> [Exercise requirements]
Everything in the listing except the pictures should be written out exactly.

──────── Provided data ────────

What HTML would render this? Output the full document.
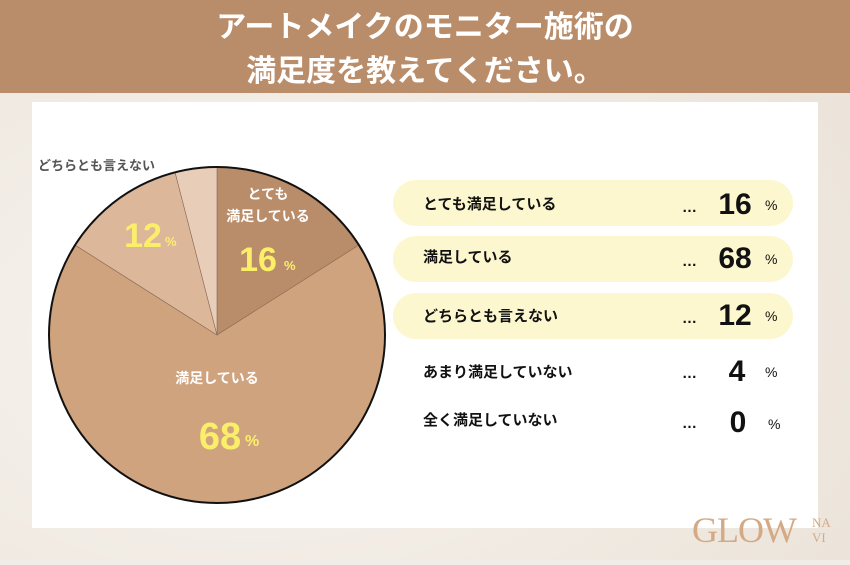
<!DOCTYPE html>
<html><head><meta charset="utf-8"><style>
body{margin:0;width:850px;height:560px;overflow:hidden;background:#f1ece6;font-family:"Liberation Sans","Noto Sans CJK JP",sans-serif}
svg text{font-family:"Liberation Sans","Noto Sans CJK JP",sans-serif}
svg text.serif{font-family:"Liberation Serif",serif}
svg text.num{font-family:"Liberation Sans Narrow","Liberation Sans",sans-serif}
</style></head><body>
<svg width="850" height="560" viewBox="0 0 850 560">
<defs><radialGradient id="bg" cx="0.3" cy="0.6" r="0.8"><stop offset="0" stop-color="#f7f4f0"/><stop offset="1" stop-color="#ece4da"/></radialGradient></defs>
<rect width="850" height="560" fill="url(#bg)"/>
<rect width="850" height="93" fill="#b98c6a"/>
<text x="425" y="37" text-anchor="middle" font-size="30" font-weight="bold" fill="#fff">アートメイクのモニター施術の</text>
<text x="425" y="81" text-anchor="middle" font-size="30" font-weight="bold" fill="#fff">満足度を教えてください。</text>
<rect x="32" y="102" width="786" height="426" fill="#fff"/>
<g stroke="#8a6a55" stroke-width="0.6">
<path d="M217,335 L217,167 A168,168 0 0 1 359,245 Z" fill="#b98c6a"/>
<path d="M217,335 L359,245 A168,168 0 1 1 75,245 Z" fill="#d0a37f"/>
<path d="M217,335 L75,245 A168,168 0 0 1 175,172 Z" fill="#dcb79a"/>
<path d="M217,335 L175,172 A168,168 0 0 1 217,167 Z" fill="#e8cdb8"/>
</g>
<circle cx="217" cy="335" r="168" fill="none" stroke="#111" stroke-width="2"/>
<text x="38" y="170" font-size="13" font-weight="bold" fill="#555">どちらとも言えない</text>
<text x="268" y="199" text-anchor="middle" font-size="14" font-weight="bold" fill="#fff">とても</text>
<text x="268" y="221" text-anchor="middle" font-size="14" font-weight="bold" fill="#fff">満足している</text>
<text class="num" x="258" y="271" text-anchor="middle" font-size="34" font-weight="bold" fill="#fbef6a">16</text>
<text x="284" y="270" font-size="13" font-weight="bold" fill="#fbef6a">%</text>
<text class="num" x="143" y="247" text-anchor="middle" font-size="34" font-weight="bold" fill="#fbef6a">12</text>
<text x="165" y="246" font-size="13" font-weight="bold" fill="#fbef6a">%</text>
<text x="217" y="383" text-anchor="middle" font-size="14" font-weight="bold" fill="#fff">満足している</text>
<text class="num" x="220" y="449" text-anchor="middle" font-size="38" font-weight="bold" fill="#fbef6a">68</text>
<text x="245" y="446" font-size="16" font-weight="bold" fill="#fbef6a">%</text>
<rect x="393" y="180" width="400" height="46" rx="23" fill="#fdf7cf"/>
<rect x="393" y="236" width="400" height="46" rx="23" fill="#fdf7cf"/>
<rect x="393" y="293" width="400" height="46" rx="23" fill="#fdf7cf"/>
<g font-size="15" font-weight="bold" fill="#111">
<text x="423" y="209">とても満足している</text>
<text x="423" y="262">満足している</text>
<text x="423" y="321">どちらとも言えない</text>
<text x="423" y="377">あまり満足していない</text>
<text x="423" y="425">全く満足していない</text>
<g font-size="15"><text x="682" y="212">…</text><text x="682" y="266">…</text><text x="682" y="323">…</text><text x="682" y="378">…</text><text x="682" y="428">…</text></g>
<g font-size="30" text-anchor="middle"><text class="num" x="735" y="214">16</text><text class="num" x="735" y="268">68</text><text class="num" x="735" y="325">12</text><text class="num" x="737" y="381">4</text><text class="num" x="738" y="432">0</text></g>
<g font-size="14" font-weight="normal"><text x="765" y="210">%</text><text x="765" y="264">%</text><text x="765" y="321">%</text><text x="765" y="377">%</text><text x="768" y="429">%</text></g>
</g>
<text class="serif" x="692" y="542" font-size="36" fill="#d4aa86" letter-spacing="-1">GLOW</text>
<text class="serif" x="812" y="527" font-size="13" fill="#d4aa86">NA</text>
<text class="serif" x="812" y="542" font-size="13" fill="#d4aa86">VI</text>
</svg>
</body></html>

────────

> [Written response]
What HTML would render this? Output the full document.
<!DOCTYPE html>
<html><head><meta charset="utf-8"><style>
body{margin:0;width:850px;height:560px;overflow:hidden;background:#f1ece6;font-family:"Liberation Sans","Noto Sans CJK JP",sans-serif}
svg text{font-family:"Liberation Sans","Noto Sans CJK JP",sans-serif}
svg text.serif{font-family:"Liberation Serif",serif}
svg text.num{font-family:"Liberation Sans Narrow","Liberation Sans",sans-serif}
</style></head><body>
<svg width="850" height="560" viewBox="0 0 850 560">
<defs><radialGradient id="bg" cx="0.3" cy="0.6" r="0.8"><stop offset="0" stop-color="#f7f4f0"/><stop offset="1" stop-color="#ece4da"/></radialGradient></defs>
<rect width="850" height="560" fill="url(#bg)"/>
<rect width="850" height="93" fill="#b98c6a"/>
<text x="425" y="37" text-anchor="middle" font-size="30" font-weight="bold" fill="#fff">アートメイクのモニター施術の</text>
<text x="425" y="81" text-anchor="middle" font-size="30" font-weight="bold" fill="#fff">満足度を教えてください。</text>
<rect x="32" y="102" width="786" height="426" fill="#fff"/>
<g stroke="#8a6a55" stroke-width="0.6">
<path d="M217,335 L217,167 A168,168 0 0 1 359,245 Z" fill="#b98c6a"/>
<path d="M217,335 L359,245 A168,168 0 1 1 75,245 Z" fill="#d0a37f"/>
<path d="M217,335 L75,245 A168,168 0 0 1 175,172 Z" fill="#dcb79a"/>
<path d="M217,335 L175,172 A168,168 0 0 1 217,167 Z" fill="#e8cdb8"/>
</g>
<circle cx="217" cy="335" r="168" fill="none" stroke="#111" stroke-width="2"/>
<text x="38" y="170" font-size="13" font-weight="bold" fill="#555">どちらとも言えない</text>
<text x="268" y="199" text-anchor="middle" font-size="14" font-weight="bold" fill="#fff">とても</text>
<text x="268" y="221" text-anchor="middle" font-size="14" font-weight="bold" fill="#fff">満足している</text>
<text class="num" x="258" y="271" text-anchor="middle" font-size="34" font-weight="bold" fill="#fbef6a">16</text>
<text x="284" y="270" font-size="13" font-weight="bold" fill="#fbef6a">%</text>
<text class="num" x="143" y="247" text-anchor="middle" font-size="34" font-weight="bold" fill="#fbef6a">12</text>
<text x="165" y="246" font-size="13" font-weight="bold" fill="#fbef6a">%</text>
<text x="217" y="383" text-anchor="middle" font-size="14" font-weight="bold" fill="#fff">満足している</text>
<text class="num" x="220" y="449" text-anchor="middle" font-size="38" font-weight="bold" fill="#fbef6a">68</text>
<text x="245" y="446" font-size="16" font-weight="bold" fill="#fbef6a">%</text>
<rect x="393" y="180" width="400" height="46" rx="23" fill="#fdf7cf"/>
<rect x="393" y="236" width="400" height="46" rx="23" fill="#fdf7cf"/>
<rect x="393" y="293" width="400" height="46" rx="23" fill="#fdf7cf"/>
<g font-size="15" font-weight="bold" fill="#111">
<text x="423" y="209">とても満足している</text>
<text x="423" y="262">満足している</text>
<text x="423" y="321">どちらとも言えない</text>
<text x="423" y="377">あまり満足していない</text>
<text x="423" y="425">全く満足していない</text>
<g font-size="15"><text x="682" y="212">…</text><text x="682" y="266">…</text><text x="682" y="323">…</text><text x="682" y="378">…</text><text x="682" y="428">…</text></g>
<g font-size="30" text-anchor="middle"><text class="num" x="735" y="214">16</text><text class="num" x="735" y="268">68</text><text class="num" x="735" y="325">12</text><text class="num" x="737" y="381">4</text><text class="num" x="738" y="432">0</text></g>
<g font-size="14" font-weight="normal"><text x="765" y="210">%</text><text x="765" y="264">%</text><text x="765" y="321">%</text><text x="765" y="377">%</text><text x="768" y="429">%</text></g>
</g>
<text class="serif" x="692" y="542" font-size="36" fill="#d4aa86" letter-spacing="-1">GLOW</text>
<text class="serif" x="812" y="527" font-size="13" fill="#d4aa86">NA</text>
<text class="serif" x="812" y="542" font-size="13" fill="#d4aa86">VI</text>
</svg>
</body></html>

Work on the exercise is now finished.